** Begin Data shown **
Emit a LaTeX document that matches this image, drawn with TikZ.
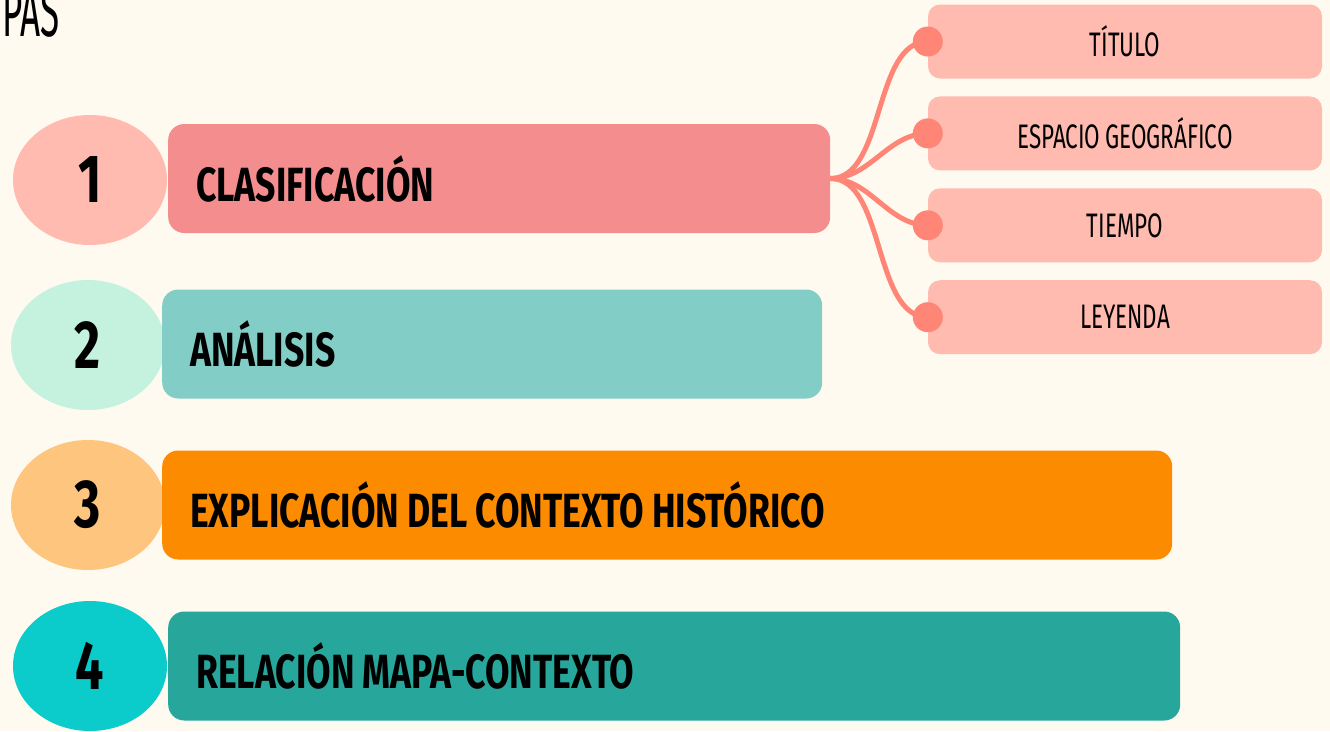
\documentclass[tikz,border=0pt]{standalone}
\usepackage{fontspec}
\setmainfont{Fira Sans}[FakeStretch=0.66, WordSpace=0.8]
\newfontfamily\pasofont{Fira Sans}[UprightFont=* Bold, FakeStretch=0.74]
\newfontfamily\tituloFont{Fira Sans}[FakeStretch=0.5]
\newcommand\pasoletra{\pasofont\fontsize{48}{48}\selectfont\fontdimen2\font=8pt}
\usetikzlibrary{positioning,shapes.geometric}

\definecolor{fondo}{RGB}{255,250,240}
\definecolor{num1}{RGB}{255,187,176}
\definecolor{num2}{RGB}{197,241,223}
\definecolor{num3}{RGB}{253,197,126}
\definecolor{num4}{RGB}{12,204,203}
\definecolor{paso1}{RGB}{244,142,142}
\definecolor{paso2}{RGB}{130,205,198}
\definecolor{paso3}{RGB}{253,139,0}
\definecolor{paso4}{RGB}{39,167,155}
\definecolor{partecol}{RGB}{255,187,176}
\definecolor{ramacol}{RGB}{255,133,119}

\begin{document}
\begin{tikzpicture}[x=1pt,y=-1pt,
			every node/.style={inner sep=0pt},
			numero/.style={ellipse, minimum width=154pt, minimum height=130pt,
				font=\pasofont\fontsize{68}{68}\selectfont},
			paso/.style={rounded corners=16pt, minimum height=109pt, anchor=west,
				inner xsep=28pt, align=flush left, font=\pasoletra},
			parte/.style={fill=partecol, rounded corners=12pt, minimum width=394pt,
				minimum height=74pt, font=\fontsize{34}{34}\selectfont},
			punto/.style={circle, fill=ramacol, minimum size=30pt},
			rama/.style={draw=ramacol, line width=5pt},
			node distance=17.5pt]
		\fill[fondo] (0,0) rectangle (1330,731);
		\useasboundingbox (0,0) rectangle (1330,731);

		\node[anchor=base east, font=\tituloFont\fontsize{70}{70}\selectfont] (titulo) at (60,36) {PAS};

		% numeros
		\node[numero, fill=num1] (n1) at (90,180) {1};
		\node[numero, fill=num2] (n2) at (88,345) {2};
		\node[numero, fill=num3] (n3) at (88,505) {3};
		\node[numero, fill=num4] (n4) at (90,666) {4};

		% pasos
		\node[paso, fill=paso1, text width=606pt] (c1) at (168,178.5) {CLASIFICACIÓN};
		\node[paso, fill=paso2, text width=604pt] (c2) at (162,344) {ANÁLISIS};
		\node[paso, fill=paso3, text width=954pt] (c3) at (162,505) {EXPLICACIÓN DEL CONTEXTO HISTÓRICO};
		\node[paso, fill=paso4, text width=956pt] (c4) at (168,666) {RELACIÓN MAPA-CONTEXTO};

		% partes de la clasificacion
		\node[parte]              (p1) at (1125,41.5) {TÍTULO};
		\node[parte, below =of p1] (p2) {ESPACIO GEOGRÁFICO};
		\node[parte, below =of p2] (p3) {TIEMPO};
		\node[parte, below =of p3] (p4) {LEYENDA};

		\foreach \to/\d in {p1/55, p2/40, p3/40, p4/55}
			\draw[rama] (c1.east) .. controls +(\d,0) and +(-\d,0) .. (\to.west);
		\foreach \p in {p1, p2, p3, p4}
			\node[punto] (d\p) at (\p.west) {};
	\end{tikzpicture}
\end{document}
** End Data shown **
■ **What is being asked**:
Quote everything in the listing above exactly; pictures are the only thing to omit.

■ **Problem solution**:
Emit a LaTeX document that matches this image, drawn with TikZ.
\documentclass[tikz,border=0pt]{standalone}
\usepackage{fontspec}
\setmainfont{Fira Sans}[FakeStretch=0.66, WordSpace=0.8]
\newfontfamily\pasofont{Fira Sans}[UprightFont=* Bold, FakeStretch=0.74]
\newfontfamily\tituloFont{Fira Sans}[FakeStretch=0.5]
\newcommand\pasoletra{\pasofont\fontsize{48}{48}\selectfont\fontdimen2\font=8pt}
\usetikzlibrary{positioning,shapes.geometric}

\definecolor{fondo}{RGB}{255,250,240}
\definecolor{num1}{RGB}{255,187,176}
\definecolor{num2}{RGB}{197,241,223}
\definecolor{num3}{RGB}{253,197,126}
\definecolor{num4}{RGB}{12,204,203}
\definecolor{paso1}{RGB}{244,142,142}
\definecolor{paso2}{RGB}{130,205,198}
\definecolor{paso3}{RGB}{253,139,0}
\definecolor{paso4}{RGB}{39,167,155}
\definecolor{partecol}{RGB}{255,187,176}
\definecolor{ramacol}{RGB}{255,133,119}

\begin{document}
\begin{tikzpicture}[x=1pt,y=-1pt,
			every node/.style={inner sep=0pt},
			numero/.style={ellipse, minimum width=154pt, minimum height=130pt,
				font=\pasofont\fontsize{68}{68}\selectfont},
			paso/.style={rounded corners=16pt, minimum height=109pt, anchor=west,
				inner xsep=28pt, align=flush left, font=\pasoletra},
			parte/.style={fill=partecol, rounded corners=12pt, minimum width=394pt,
				minimum height=74pt, font=\fontsize{34}{34}\selectfont},
			punto/.style={circle, fill=ramacol, minimum size=30pt},
			rama/.style={draw=ramacol, line width=5pt},
			node distance=17.5pt]
		\fill[fondo] (0,0) rectangle (1330,731);
		\useasboundingbox (0,0) rectangle (1330,731);

		\node[anchor=base east, font=\tituloFont\fontsize{70}{70}\selectfont] (titulo) at (60,36) {PAS};

		% numeros
		\node[numero, fill=num1] (n1) at (90,180) {1};
		\node[numero, fill=num2] (n2) at (88,345) {2};
		\node[numero, fill=num3] (n3) at (88,505) {3};
		\node[numero, fill=num4] (n4) at (90,666) {4};

		% pasos
		\node[paso, fill=paso1, text width=606pt] (c1) at (168,178.5) {CLASIFICACIÓN};
		\node[paso, fill=paso2, text width=604pt] (c2) at (162,344) {ANÁLISIS};
		\node[paso, fill=paso3, text width=954pt] (c3) at (162,505) {EXPLICACIÓN DEL CONTEXTO HISTÓRICO};
		\node[paso, fill=paso4, text width=956pt] (c4) at (168,666) {RELACIÓN MAPA-CONTEXTO};

		% partes de la clasificacion
		\node[parte]              (p1) at (1125,41.5) {TÍTULO};
		\node[parte, below =of p1] (p2) {ESPACIO GEOGRÁFICO};
		\node[parte, below =of p2] (p3) {TIEMPO};
		\node[parte, below =of p3] (p4) {LEYENDA};

		\foreach \to/\d in {p1/55, p2/40, p3/40, p4/55}
			\draw[rama] (c1.east) .. controls +(\d,0) and +(-\d,0) .. (\to.west);
		\foreach \p in {p1, p2, p3, p4}
			\node[punto] (d\p) at (\p.west) {};
	\end{tikzpicture}
\end{document}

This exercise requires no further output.